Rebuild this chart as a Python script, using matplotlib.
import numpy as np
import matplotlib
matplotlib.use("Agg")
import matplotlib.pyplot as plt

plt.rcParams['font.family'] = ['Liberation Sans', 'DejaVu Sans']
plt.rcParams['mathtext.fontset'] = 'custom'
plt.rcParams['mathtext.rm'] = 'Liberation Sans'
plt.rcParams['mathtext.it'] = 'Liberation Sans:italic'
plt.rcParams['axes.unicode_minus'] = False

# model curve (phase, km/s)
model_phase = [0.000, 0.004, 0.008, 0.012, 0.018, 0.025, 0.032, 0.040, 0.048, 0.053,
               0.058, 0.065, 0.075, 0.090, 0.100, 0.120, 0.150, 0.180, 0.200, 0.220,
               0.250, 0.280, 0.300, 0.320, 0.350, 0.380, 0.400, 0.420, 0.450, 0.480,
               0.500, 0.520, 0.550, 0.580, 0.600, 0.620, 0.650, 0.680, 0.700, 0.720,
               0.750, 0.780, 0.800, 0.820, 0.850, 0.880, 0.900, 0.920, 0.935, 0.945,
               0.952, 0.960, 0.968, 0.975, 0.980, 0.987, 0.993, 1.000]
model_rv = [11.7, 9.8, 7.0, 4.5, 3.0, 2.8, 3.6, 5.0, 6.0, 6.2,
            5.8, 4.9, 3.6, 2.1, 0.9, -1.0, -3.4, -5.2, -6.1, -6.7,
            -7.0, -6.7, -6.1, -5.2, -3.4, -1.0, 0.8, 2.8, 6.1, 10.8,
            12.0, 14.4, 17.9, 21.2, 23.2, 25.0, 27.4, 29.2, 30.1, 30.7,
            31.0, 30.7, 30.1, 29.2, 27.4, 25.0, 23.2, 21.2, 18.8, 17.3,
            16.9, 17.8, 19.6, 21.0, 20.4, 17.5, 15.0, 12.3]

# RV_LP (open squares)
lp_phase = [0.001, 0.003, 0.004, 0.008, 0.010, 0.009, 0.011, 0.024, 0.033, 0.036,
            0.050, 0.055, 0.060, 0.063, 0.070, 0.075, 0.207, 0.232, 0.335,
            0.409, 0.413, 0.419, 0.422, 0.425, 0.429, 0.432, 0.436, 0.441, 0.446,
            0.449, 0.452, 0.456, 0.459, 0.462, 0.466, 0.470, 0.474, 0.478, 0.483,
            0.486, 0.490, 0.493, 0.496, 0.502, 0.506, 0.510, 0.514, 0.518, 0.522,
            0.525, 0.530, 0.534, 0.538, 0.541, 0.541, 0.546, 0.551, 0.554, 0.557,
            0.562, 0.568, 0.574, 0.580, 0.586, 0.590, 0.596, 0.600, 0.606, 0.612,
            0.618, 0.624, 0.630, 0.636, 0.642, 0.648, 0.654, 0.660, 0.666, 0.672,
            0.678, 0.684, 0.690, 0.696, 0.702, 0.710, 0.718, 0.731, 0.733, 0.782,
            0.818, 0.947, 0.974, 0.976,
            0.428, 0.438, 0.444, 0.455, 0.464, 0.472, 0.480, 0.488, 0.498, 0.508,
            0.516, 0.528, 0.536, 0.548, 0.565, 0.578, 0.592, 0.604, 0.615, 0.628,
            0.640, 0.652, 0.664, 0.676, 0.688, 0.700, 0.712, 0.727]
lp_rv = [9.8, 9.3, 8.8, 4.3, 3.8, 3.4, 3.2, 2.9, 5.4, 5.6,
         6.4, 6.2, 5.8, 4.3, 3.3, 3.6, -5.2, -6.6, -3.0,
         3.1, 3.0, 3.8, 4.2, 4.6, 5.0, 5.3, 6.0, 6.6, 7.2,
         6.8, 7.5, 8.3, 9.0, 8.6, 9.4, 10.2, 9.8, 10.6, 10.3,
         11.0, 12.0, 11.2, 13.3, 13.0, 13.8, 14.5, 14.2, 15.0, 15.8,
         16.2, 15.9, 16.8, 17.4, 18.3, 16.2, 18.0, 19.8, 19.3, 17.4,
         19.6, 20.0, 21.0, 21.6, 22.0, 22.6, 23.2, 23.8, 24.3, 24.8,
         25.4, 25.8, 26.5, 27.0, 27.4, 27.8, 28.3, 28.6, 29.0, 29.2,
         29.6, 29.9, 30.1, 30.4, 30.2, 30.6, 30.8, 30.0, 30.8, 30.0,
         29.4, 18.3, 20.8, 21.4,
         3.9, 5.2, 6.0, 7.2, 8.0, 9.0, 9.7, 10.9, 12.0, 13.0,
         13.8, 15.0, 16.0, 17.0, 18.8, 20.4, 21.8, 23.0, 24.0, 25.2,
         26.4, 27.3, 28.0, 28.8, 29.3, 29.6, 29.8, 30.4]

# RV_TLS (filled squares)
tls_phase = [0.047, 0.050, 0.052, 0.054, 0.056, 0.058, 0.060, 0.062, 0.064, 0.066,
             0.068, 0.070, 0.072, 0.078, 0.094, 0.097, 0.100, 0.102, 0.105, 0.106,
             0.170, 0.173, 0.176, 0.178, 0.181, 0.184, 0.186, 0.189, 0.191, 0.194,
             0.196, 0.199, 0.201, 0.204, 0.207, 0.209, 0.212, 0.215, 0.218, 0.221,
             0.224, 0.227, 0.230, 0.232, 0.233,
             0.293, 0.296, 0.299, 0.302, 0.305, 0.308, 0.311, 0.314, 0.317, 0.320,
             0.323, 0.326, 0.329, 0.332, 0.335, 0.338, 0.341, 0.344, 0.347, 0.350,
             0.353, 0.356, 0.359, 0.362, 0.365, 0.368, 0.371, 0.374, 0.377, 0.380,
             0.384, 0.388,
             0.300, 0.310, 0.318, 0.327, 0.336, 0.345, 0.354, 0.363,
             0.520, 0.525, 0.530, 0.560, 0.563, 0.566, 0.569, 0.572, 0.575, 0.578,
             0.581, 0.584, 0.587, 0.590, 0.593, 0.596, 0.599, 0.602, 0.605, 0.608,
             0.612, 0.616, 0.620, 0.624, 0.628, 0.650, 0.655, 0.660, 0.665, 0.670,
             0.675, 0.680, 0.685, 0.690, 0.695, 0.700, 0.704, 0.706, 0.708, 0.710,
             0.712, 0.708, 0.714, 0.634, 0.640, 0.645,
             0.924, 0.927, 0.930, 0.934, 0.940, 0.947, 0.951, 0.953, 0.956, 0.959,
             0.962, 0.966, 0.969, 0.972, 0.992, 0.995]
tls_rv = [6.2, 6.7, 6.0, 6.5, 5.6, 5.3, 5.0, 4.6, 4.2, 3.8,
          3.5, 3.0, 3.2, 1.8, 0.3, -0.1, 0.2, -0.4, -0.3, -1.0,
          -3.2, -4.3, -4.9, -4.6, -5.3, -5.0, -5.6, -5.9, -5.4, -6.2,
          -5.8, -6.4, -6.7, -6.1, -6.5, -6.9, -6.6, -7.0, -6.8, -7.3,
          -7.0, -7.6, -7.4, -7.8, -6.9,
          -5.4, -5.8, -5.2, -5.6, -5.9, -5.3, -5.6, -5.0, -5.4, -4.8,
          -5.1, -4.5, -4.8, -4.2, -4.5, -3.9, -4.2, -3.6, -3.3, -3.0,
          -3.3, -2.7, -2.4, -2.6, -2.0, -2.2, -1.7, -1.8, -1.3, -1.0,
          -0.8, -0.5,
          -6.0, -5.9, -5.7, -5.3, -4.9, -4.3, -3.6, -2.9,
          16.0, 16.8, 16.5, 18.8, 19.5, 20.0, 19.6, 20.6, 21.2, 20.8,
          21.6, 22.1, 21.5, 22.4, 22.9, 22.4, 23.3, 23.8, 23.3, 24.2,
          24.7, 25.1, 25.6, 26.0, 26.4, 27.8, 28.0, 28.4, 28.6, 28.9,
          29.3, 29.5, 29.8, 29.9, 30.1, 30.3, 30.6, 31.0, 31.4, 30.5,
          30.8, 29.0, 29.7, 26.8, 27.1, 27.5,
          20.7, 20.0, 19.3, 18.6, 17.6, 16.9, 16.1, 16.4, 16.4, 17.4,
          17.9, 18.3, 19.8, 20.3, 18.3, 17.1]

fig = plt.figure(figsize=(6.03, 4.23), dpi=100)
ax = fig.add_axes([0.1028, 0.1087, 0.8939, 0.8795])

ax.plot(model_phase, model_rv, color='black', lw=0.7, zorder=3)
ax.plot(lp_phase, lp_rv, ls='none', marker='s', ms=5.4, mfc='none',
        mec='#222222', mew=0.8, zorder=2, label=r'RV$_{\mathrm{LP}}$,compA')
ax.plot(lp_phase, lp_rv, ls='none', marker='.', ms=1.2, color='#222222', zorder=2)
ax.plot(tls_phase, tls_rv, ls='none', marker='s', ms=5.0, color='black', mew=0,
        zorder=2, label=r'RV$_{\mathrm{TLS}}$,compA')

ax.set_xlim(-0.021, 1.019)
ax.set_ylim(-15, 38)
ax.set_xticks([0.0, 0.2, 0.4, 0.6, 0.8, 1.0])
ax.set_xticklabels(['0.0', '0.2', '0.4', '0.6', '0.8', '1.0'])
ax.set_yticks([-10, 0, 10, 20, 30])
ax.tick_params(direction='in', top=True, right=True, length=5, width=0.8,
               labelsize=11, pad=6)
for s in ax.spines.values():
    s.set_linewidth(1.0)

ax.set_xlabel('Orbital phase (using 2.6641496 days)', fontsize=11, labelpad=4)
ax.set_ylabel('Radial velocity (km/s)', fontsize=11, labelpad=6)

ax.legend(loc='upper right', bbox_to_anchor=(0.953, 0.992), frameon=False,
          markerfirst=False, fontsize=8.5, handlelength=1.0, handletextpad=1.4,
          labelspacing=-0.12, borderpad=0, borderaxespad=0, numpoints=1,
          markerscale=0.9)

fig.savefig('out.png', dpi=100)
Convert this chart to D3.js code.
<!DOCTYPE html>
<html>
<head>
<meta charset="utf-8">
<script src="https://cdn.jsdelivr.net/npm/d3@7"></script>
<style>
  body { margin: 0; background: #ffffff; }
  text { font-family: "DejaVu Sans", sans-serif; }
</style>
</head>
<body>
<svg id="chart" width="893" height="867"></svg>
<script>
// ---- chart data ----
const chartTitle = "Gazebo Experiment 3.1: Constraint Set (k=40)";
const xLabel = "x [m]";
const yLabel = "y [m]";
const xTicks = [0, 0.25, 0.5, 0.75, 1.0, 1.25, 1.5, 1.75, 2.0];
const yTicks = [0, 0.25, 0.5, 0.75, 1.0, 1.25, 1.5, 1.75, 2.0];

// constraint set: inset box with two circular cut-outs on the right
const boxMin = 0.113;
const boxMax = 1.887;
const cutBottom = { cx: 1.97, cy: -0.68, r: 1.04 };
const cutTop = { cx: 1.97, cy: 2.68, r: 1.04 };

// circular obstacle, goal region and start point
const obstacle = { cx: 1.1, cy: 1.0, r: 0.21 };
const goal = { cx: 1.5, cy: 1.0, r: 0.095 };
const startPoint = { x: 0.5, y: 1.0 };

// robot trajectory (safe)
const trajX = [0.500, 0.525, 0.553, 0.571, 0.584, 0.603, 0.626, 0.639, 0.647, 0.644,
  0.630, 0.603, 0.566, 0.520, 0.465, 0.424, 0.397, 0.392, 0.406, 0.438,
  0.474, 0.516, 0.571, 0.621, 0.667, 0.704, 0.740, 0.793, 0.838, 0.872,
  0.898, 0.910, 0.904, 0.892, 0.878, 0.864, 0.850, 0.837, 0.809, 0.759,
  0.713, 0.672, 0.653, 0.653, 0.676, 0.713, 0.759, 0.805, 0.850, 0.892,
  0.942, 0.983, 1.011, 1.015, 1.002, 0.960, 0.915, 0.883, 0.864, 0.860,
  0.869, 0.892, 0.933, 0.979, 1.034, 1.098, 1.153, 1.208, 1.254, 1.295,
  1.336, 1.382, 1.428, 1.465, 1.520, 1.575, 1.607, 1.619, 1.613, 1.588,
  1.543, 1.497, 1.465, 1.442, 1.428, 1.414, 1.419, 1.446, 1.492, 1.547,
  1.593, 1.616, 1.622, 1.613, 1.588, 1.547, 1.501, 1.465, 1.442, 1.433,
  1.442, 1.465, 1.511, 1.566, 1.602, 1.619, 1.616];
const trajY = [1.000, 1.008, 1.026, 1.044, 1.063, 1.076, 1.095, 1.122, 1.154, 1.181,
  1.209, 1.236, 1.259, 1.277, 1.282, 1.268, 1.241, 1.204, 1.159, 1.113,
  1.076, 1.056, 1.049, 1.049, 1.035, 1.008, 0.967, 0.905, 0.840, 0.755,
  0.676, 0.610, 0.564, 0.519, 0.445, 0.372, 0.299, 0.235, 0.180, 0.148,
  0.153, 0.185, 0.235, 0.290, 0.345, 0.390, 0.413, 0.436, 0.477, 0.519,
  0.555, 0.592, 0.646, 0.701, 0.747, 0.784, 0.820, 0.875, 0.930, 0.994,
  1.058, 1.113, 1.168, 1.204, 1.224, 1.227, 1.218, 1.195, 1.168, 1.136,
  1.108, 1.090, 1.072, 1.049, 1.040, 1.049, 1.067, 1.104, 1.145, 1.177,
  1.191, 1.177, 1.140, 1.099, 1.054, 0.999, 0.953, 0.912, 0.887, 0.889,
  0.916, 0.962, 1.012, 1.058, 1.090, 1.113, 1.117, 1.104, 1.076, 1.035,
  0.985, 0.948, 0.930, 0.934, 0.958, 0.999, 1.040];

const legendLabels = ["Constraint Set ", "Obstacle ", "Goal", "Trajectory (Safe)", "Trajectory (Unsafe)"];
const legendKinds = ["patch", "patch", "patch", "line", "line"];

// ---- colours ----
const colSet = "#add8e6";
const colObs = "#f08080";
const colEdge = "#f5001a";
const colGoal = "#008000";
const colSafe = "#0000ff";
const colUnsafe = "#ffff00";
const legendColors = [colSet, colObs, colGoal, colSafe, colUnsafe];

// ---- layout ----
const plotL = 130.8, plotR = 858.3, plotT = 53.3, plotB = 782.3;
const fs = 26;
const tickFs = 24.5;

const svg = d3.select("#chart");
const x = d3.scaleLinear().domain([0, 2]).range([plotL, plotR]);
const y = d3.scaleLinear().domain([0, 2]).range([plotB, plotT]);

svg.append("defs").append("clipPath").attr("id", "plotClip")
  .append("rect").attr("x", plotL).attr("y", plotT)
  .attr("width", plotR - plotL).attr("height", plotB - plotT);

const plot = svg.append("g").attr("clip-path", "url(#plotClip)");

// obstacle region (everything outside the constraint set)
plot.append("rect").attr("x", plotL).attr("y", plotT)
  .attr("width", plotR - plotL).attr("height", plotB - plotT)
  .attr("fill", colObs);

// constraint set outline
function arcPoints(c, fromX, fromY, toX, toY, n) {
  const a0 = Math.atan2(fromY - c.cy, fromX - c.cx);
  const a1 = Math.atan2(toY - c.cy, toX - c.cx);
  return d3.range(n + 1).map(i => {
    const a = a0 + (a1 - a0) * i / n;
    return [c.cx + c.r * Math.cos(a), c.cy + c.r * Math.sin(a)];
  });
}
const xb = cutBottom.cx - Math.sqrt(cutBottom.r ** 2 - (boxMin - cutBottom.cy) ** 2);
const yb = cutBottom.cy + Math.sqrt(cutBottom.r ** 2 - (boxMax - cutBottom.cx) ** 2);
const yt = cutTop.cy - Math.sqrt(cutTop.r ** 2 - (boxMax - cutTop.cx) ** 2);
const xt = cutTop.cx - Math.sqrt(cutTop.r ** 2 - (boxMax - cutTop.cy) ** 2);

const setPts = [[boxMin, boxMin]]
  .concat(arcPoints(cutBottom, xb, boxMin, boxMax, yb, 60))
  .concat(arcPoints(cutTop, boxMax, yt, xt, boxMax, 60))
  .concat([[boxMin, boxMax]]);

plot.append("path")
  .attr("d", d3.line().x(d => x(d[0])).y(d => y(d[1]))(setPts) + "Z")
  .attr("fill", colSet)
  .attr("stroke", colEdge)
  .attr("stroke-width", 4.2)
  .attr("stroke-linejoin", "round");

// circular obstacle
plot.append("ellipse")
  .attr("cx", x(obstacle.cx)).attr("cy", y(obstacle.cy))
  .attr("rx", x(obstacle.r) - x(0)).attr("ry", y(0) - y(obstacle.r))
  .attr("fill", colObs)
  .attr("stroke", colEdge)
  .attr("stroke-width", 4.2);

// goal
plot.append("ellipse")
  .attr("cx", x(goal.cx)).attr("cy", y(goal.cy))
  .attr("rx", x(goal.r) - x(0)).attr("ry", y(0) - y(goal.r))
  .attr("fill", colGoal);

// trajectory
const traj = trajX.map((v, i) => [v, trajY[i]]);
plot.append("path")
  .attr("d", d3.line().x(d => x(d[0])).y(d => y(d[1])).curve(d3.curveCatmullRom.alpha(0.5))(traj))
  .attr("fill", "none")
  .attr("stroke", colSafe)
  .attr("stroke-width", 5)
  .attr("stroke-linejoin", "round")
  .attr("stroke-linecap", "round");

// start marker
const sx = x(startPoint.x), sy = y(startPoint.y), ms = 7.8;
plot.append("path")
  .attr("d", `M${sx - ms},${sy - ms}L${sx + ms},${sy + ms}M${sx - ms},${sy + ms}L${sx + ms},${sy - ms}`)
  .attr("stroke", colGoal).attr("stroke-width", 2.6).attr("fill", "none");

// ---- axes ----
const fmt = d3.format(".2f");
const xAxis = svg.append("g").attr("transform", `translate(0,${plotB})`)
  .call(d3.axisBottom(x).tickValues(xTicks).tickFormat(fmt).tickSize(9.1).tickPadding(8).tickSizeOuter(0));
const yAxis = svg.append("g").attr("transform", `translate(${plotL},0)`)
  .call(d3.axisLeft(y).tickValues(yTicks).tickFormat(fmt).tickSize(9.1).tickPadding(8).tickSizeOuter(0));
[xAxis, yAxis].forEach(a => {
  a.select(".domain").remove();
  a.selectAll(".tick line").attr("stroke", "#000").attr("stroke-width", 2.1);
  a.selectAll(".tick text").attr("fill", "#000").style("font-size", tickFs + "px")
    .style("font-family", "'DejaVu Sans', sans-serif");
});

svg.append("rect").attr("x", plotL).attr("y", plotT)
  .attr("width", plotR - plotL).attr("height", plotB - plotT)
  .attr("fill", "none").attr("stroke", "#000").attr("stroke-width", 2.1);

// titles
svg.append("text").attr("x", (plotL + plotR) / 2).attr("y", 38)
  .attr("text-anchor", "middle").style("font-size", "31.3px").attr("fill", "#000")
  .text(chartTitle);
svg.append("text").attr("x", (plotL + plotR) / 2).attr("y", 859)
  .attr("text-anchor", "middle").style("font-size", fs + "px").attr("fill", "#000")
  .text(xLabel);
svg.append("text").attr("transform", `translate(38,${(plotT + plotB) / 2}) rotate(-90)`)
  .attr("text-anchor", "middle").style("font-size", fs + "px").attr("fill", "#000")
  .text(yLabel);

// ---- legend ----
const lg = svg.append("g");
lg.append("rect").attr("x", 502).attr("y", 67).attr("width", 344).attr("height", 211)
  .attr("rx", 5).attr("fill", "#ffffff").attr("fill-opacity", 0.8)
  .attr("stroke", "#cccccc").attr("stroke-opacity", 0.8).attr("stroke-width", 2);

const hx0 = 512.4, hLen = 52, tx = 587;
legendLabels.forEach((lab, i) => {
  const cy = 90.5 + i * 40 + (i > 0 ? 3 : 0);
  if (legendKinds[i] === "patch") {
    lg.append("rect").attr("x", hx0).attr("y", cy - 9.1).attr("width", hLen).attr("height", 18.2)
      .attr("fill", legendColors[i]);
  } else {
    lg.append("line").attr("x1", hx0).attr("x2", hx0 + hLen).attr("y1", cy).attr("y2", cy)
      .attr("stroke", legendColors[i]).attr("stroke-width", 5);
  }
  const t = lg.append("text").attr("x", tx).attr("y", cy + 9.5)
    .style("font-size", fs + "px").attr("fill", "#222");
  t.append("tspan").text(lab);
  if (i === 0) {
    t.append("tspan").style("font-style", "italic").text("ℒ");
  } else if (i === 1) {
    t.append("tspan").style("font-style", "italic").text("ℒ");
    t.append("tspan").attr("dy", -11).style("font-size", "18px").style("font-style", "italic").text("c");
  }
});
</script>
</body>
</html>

▸ **YOUR TASK**:
Include the first line, the line containing "plt.rcParams['axes.unicode_minus'] = False", and every line between them, copied exactly from the material above; output no other line.

▸ **SOLUTION TO THIS PROBLEM**:
Rebuild this chart as a Python script, using matplotlib.
import numpy as np
import matplotlib
matplotlib.use("Agg")
import matplotlib.pyplot as plt

plt.rcParams['font.family'] = ['Liberation Sans', 'DejaVu Sans']
plt.rcParams['mathtext.fontset'] = 'custom'
plt.rcParams['mathtext.rm'] = 'Liberation Sans'
plt.rcParams['mathtext.it'] = 'Liberation Sans:italic'
plt.rcParams['axes.unicode_minus'] = False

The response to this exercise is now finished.